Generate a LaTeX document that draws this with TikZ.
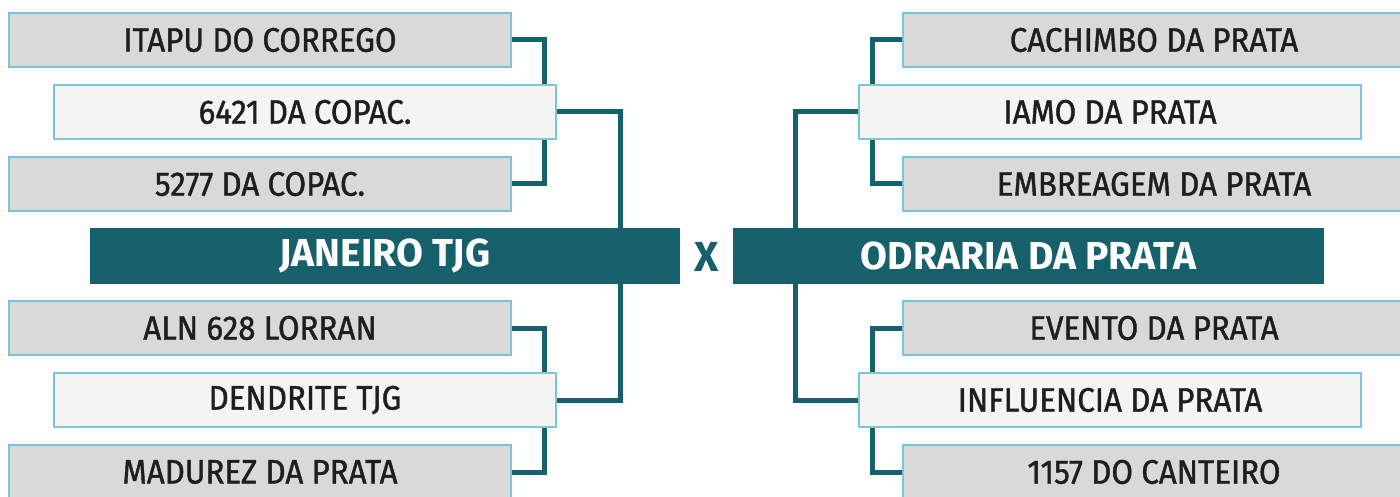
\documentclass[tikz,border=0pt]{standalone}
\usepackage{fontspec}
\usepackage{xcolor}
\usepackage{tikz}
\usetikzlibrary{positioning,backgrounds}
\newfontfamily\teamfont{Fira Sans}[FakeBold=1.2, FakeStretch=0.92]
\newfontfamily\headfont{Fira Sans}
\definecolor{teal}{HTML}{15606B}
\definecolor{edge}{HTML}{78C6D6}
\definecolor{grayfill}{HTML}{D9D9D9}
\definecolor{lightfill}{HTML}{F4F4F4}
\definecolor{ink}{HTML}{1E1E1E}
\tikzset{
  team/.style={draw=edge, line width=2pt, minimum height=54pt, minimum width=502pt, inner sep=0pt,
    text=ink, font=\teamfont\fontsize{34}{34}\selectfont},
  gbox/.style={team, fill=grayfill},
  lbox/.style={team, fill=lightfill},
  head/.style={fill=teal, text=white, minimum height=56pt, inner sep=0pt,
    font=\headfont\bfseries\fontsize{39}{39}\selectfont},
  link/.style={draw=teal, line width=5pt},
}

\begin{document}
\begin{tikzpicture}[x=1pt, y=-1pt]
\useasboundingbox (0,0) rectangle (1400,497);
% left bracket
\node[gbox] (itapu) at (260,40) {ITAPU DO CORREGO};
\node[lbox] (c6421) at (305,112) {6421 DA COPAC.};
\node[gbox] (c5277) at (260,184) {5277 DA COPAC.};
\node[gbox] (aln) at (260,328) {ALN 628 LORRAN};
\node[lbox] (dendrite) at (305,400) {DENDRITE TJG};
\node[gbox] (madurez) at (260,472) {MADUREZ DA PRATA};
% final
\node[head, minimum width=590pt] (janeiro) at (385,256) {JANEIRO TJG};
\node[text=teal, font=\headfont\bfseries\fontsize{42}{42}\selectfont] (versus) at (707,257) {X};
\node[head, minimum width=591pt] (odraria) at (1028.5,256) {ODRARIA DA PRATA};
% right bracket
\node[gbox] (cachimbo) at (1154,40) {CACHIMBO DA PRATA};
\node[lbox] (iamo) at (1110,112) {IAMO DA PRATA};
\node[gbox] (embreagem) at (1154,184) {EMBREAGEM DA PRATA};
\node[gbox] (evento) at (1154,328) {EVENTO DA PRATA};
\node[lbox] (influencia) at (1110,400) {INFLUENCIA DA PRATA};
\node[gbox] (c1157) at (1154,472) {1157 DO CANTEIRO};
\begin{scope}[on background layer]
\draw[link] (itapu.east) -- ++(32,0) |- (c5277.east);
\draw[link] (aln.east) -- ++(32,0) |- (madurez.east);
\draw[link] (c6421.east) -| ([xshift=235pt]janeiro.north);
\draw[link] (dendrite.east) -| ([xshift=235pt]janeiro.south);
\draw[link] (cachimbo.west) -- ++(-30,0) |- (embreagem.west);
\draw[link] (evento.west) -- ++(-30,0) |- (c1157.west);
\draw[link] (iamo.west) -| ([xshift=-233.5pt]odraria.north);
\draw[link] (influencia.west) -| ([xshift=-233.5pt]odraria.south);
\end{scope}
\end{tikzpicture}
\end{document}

┄┄┄┄┄┄

• SET PROBLEM:
Leaving out the pictures, repeat the data above exactly.

• RESULT OF THIS TASK:
Generate a LaTeX document that draws this with TikZ.
\documentclass[tikz,border=0pt]{standalone}
\usepackage{fontspec}
\usepackage{xcolor}
\usepackage{tikz}
\usetikzlibrary{positioning,backgrounds}
\newfontfamily\teamfont{Fira Sans}[FakeBold=1.2, FakeStretch=0.92]
\newfontfamily\headfont{Fira Sans}
\definecolor{teal}{HTML}{15606B}
\definecolor{edge}{HTML}{78C6D6}
\definecolor{grayfill}{HTML}{D9D9D9}
\definecolor{lightfill}{HTML}{F4F4F4}
\definecolor{ink}{HTML}{1E1E1E}
\tikzset{
  team/.style={draw=edge, line width=2pt, minimum height=54pt, minimum width=502pt, inner sep=0pt,
    text=ink, font=\teamfont\fontsize{34}{34}\selectfont},
  gbox/.style={team, fill=grayfill},
  lbox/.style={team, fill=lightfill},
  head/.style={fill=teal, text=white, minimum height=56pt, inner sep=0pt,
    font=\headfont\bfseries\fontsize{39}{39}\selectfont},
  link/.style={draw=teal, line width=5pt},
}

\begin{document}
\begin{tikzpicture}[x=1pt, y=-1pt]
\useasboundingbox (0,0) rectangle (1400,497);
% left bracket
\node[gbox] (itapu) at (260,40) {ITAPU DO CORREGO};
\node[lbox] (c6421) at (305,112) {6421 DA COPAC.};
\node[gbox] (c5277) at (260,184) {5277 DA COPAC.};
\node[gbox] (aln) at (260,328) {ALN 628 LORRAN};
\node[lbox] (dendrite) at (305,400) {DENDRITE TJG};
\node[gbox] (madurez) at (260,472) {MADUREZ DA PRATA};
% final
\node[head, minimum width=590pt] (janeiro) at (385,256) {JANEIRO TJG};
\node[text=teal, font=\headfont\bfseries\fontsize{42}{42}\selectfont] (versus) at (707,257) {X};
\node[head, minimum width=591pt] (odraria) at (1028.5,256) {ODRARIA DA PRATA};
% right bracket
\node[gbox] (cachimbo) at (1154,40) {CACHIMBO DA PRATA};
\node[lbox] (iamo) at (1110,112) {IAMO DA PRATA};
\node[gbox] (embreagem) at (1154,184) {EMBREAGEM DA PRATA};
\node[gbox] (evento) at (1154,328) {EVENTO DA PRATA};
\node[lbox] (influencia) at (1110,400) {INFLUENCIA DA PRATA};
\node[gbox] (c1157) at (1154,472) {1157 DO CANTEIRO};
\begin{scope}[on background layer]
\draw[link] (itapu.east) -- ++(32,0) |- (c5277.east);
\draw[link] (aln.east) -- ++(32,0) |- (madurez.east);
\draw[link] (c6421.east) -| ([xshift=235pt]janeiro.north);
\draw[link] (dendrite.east) -| ([xshift=235pt]janeiro.south);
\draw[link] (cachimbo.west) -- ++(-30,0) |- (embreagem.west);
\draw[link] (evento.west) -- ++(-30,0) |- (c1157.west);
\draw[link] (iamo.west) -| ([xshift=-233.5pt]odraria.north);
\draw[link] (influencia.west) -| ([xshift=-233.5pt]odraria.south);
\end{scope}
\end{tikzpicture}
\end{document}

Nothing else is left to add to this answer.